Stated goal = Below are entries; repeat exactly, and nothing else, the lines from the one holding "Emit a Python" through the one holding "409.2, 405.7, 403.2]", inclusive. Leave the pictures out.

(Entries taken from a collection)
[START]
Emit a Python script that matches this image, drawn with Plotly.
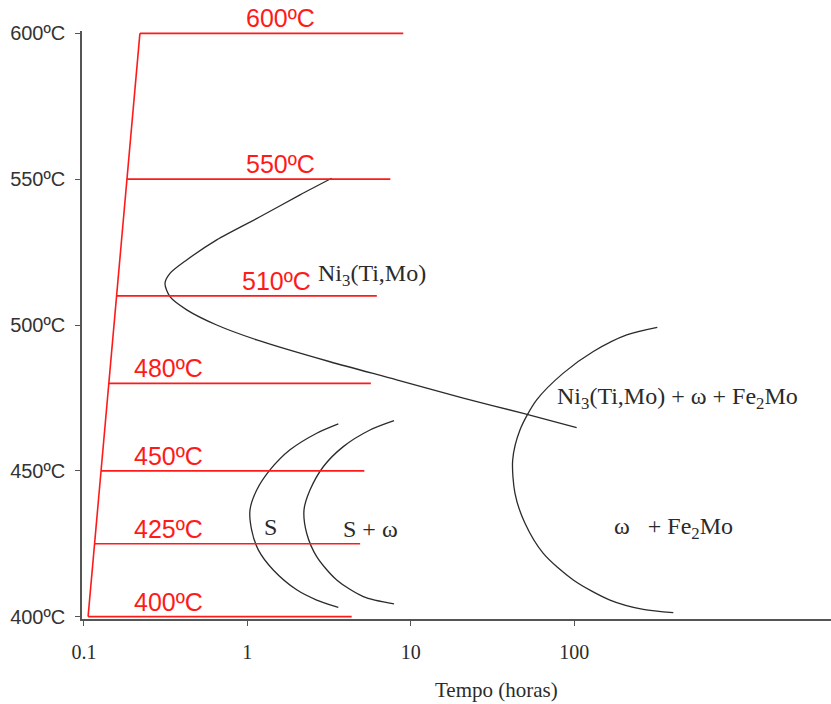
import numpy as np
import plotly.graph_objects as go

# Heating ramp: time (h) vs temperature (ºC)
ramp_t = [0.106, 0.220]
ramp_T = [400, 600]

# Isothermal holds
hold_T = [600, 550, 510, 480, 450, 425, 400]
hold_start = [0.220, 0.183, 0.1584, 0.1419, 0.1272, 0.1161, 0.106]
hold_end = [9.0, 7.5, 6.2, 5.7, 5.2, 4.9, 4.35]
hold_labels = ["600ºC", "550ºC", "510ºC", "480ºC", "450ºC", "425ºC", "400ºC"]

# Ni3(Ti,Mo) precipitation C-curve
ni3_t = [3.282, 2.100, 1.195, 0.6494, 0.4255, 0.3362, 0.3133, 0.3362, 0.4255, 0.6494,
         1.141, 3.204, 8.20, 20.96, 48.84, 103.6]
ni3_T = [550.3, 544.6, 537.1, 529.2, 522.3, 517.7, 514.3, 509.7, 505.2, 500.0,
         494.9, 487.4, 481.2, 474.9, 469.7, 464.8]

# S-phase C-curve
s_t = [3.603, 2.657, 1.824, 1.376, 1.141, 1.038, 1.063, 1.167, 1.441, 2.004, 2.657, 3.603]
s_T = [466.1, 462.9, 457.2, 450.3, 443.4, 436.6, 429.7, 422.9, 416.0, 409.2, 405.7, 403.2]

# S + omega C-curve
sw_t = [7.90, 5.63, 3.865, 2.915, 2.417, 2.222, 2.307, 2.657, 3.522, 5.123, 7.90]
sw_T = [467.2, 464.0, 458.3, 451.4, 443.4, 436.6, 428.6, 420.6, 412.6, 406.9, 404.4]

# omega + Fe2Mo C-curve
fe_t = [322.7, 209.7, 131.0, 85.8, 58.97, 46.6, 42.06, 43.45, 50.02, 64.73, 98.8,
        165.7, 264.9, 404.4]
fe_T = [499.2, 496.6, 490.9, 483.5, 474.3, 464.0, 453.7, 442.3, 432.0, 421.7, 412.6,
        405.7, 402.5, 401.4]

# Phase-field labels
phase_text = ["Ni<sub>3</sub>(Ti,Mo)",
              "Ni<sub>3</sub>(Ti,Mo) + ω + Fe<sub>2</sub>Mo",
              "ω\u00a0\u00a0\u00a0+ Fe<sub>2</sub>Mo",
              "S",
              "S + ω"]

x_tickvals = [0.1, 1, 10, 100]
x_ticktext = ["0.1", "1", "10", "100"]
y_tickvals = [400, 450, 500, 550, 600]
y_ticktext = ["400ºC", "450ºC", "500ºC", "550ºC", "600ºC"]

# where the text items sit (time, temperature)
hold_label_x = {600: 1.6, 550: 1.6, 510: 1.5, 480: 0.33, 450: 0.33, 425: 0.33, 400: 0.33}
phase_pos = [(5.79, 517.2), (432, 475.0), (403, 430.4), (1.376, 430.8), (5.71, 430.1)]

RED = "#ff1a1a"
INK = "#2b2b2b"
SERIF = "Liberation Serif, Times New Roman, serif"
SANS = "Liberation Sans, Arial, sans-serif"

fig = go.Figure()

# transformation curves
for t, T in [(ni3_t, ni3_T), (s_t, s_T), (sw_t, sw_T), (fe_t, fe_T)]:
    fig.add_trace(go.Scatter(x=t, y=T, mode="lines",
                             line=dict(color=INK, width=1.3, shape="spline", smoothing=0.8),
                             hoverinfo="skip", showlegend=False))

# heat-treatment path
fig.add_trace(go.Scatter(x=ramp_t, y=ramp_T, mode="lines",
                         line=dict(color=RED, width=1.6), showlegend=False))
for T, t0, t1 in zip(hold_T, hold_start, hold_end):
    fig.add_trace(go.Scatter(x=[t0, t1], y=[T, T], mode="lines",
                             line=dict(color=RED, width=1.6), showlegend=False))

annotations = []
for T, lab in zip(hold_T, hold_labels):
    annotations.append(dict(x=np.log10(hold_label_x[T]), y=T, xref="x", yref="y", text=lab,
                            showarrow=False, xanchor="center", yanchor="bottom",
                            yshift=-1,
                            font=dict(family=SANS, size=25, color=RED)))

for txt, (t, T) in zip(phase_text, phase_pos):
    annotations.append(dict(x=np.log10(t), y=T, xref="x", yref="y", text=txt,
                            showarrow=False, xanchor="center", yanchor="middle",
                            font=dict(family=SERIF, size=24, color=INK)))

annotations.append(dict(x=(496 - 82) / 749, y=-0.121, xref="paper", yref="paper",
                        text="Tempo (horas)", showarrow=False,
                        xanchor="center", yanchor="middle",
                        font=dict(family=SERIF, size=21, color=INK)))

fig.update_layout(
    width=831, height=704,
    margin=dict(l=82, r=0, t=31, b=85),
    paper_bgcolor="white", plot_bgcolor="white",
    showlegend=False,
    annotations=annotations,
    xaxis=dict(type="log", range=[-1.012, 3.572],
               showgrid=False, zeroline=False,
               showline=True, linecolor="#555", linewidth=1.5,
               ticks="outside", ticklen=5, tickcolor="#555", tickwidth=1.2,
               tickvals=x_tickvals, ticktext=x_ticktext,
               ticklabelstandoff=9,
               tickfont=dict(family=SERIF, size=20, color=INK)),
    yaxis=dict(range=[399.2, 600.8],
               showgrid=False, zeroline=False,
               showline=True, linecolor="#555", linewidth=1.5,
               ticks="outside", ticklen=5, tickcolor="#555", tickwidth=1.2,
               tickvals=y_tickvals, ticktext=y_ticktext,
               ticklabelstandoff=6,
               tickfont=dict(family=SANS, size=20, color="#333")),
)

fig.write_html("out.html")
[END]
[START]
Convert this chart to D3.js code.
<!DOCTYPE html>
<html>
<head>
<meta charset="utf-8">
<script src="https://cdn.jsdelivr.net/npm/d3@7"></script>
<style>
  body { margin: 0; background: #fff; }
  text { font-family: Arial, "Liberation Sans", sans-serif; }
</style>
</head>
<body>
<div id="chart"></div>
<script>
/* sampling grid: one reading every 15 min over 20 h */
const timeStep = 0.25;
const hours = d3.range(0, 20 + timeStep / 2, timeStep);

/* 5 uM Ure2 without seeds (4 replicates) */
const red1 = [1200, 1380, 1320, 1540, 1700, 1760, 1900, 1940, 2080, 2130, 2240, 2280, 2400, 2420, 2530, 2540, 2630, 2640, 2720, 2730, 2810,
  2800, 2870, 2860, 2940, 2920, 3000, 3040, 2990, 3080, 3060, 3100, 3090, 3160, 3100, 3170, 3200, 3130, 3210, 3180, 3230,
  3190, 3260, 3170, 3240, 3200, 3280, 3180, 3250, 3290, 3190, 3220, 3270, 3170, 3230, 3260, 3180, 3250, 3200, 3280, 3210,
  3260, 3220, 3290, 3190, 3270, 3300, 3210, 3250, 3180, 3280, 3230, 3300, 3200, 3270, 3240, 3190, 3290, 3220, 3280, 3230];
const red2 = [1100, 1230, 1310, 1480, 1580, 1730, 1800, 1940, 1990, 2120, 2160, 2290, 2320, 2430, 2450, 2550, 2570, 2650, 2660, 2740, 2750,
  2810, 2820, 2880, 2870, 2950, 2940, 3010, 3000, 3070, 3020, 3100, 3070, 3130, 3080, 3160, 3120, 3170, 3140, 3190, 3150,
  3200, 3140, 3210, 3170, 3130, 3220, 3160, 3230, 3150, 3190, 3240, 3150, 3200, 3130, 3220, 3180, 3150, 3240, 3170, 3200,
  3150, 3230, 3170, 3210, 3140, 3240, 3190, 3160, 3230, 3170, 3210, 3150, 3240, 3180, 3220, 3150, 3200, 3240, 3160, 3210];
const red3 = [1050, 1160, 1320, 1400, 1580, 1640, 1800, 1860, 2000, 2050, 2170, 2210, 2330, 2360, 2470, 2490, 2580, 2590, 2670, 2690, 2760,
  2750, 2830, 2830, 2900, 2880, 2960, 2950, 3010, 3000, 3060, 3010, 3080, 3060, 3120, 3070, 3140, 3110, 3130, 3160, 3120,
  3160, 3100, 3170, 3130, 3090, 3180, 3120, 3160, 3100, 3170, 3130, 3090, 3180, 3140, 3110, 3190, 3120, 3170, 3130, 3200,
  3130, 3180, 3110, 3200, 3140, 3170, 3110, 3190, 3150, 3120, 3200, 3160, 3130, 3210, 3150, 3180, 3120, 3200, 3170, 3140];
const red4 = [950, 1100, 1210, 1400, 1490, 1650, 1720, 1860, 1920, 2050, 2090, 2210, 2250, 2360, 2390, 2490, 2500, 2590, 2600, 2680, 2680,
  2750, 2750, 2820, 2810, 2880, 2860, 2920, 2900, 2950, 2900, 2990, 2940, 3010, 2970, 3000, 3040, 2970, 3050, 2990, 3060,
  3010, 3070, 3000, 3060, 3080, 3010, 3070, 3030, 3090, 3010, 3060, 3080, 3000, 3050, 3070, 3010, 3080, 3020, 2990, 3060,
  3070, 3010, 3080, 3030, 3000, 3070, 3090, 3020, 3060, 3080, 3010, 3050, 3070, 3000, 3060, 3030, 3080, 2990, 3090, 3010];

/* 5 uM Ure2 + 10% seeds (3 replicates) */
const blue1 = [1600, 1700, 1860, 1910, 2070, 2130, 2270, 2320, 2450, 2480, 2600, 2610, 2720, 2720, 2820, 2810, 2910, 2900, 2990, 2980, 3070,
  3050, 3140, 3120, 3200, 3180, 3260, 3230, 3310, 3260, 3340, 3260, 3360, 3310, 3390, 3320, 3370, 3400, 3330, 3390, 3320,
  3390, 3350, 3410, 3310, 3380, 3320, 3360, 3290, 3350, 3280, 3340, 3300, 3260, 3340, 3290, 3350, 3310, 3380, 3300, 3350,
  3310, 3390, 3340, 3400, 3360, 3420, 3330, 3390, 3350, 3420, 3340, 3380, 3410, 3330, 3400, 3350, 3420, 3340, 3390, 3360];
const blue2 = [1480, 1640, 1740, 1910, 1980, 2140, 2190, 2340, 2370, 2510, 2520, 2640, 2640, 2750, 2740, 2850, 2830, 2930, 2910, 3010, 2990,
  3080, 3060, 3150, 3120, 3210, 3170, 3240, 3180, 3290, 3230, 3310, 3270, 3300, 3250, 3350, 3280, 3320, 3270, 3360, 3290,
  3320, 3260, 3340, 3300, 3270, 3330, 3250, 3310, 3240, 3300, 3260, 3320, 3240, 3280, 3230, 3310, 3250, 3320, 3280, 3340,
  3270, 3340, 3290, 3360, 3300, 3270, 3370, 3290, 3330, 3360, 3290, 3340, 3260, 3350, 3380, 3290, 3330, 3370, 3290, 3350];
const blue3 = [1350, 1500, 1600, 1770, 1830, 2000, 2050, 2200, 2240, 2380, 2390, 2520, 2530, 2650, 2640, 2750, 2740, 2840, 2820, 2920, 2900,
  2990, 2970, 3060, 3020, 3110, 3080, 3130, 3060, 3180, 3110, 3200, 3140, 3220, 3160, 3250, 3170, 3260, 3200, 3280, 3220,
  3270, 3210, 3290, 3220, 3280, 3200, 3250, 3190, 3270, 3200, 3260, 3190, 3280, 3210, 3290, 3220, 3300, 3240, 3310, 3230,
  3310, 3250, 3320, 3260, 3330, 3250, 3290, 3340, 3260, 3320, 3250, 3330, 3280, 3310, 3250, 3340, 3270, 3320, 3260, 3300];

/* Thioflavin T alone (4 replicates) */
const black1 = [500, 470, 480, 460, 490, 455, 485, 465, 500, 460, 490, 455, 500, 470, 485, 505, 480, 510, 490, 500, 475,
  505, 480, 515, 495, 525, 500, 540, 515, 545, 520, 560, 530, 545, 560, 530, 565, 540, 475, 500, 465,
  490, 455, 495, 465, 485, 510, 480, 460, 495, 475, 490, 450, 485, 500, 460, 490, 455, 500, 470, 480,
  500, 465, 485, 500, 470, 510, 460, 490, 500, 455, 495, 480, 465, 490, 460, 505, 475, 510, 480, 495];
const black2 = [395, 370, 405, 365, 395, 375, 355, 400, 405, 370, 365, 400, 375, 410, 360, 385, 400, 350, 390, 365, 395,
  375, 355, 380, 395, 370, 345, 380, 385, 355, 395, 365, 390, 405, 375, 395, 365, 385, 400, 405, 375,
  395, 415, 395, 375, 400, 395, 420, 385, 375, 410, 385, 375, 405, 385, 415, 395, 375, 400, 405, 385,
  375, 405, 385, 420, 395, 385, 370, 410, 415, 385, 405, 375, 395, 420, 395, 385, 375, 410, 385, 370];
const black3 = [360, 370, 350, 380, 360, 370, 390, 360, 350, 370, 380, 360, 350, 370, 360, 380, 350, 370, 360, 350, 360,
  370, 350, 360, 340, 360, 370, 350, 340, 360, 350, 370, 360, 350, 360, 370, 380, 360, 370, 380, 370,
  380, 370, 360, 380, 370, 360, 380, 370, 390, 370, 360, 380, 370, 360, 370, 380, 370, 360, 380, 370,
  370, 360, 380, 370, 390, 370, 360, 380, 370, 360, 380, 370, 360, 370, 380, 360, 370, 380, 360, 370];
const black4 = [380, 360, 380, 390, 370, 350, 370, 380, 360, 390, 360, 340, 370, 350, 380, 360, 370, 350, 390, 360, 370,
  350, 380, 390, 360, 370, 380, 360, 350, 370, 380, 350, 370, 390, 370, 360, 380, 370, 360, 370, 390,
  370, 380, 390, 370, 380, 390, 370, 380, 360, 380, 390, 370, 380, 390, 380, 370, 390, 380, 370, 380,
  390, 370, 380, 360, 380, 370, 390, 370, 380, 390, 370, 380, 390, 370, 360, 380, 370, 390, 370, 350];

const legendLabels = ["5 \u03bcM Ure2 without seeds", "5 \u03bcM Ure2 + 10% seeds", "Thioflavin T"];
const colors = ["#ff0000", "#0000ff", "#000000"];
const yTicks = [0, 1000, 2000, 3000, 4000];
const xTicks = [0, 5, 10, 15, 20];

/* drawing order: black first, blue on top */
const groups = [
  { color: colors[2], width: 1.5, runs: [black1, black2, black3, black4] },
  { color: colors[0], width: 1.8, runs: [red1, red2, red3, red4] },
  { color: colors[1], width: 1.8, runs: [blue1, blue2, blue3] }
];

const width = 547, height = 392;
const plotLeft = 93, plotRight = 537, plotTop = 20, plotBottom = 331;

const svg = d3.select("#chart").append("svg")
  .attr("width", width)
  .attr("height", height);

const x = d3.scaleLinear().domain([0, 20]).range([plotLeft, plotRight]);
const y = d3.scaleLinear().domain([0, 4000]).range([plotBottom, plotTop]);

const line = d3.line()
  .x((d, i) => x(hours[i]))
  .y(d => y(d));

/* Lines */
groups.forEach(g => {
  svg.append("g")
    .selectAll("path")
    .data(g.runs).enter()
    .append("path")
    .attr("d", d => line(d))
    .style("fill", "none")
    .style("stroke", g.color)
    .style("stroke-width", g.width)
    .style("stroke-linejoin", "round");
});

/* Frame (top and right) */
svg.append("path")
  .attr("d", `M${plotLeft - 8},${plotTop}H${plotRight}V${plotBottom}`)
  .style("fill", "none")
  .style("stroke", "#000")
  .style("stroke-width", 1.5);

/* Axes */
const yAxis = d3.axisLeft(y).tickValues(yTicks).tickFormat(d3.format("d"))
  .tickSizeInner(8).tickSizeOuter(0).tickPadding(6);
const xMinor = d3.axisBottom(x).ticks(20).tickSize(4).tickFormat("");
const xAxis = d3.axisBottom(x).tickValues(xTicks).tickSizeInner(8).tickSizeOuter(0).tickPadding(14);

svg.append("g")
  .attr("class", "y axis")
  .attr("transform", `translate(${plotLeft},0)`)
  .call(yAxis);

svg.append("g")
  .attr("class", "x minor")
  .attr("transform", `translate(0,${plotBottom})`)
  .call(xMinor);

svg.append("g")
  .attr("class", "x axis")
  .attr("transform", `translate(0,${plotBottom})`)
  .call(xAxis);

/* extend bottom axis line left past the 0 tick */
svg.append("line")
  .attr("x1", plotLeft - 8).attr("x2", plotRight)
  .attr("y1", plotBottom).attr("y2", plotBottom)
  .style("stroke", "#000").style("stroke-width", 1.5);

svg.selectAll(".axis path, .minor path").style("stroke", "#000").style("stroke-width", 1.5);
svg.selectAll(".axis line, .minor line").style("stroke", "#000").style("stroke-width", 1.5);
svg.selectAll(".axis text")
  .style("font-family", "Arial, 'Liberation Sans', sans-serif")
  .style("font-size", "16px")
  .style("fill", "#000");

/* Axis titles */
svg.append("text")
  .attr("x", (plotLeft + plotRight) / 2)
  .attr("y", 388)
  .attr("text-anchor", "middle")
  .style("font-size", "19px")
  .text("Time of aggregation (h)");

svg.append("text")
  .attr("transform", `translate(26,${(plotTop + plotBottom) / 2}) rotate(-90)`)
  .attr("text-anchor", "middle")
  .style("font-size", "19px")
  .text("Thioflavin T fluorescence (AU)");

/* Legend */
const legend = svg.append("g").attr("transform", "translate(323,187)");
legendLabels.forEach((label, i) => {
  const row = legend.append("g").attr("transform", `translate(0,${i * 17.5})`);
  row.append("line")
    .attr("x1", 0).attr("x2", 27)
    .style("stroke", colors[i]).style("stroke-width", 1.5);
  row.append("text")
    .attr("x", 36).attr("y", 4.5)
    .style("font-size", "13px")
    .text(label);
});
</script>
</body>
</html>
[END]
Result of the task =
Emit a Python script that matches this image, drawn with Plotly.
import numpy as np
import plotly.graph_objects as go

# Heating ramp: time (h) vs temperature (ºC)
ramp_t = [0.106, 0.220]
ramp_T = [400, 600]

# Isothermal holds
hold_T = [600, 550, 510, 480, 450, 425, 400]
hold_start = [0.220, 0.183, 0.1584, 0.1419, 0.1272, 0.1161, 0.106]
hold_end = [9.0, 7.5, 6.2, 5.7, 5.2, 4.9, 4.35]
hold_labels = ["600ºC", "550ºC", "510ºC", "480ºC", "450ºC", "425ºC", "400ºC"]

# Ni3(Ti,Mo) precipitation C-curve
ni3_t = [3.282, 2.100, 1.195, 0.6494, 0.4255, 0.3362, 0.3133, 0.3362, 0.4255, 0.6494,
         1.141, 3.204, 8.20, 20.96, 48.84, 103.6]
ni3_T = [550.3, 544.6, 537.1, 529.2, 522.3, 517.7, 514.3, 509.7, 505.2, 500.0,
         494.9, 487.4, 481.2, 474.9, 469.7, 464.8]

# S-phase C-curve
s_t = [3.603, 2.657, 1.824, 1.376, 1.141, 1.038, 1.063, 1.167, 1.441, 2.004, 2.657, 3.603]
s_T = [466.1, 462.9, 457.2, 450.3, 443.4, 436.6, 429.7, 422.9, 416.0, 409.2, 405.7, 403.2]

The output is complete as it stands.